AVERAGE speed cameras limiting traffic to 50mph are being installed on a stretch of Hampshire motorway as it is transformed into a controversial smart motorway.

National Highways, formally Highways England, has confirmed that average speed cameras are being installed on the M3 between Winchester and Southampton as they prepare to start work on a multimillion pound upgrade.

The speed will be limited to 50mph initially, said the organisation, while work starts to upgrade the M3 between junction 9 (Winchester/A34 interchange) and junction 14 (M27 Southampton interchange) to an all-lane running smart motorway.

The work is set to cost £139 million and it is believed work will finish in 2023 to 2024.

The scheme will link to the forthcoming smart motorway on the M27.

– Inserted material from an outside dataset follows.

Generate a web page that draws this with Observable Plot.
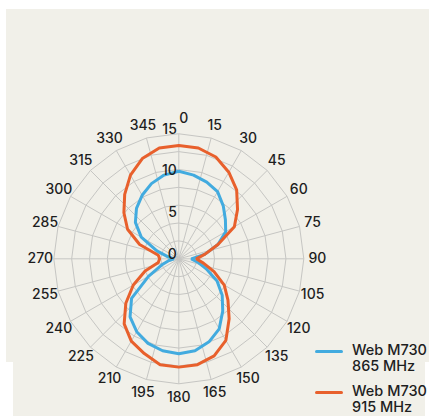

The cameras will be located between junctions 9 and 14 in both directions this autumn.

The cameras will only be switched on once work has begun on the upgrades and are in place to ensure the safety of those working on the motorway.

National Highways will be sharing detailed plans for the M3 junction 9-14 motorway upgrade during a number of public information events next month, which they are currently preparing for.

Once the organisation has full details of the events, information will be published on how people can get involved and find out more about the work.

National Highways project manager Usamah Khalid said: “Connecting people and communities is at the heart of what we do and we have been working hard on our preparations to start work on the upgrade of the M3 between Winchester and Southampton.

“As part of these preparations we will be installing average speed cameras between junctions 9 and 14 in both directions this autumn.

"These cameras will only be operational once work starts and are a vital part of making sure we can deliver the upgrade safely."

The news comes after it was revealed that the M27 smart motorway scheme has been delayed by a further eight months.

As reported in July, Highways England has announced the work will not be completed until “spring 2022”.

The set back has been met with frustration by leader of Eastleigh Borough Council, Keith House, who described the scheme as “a failure”.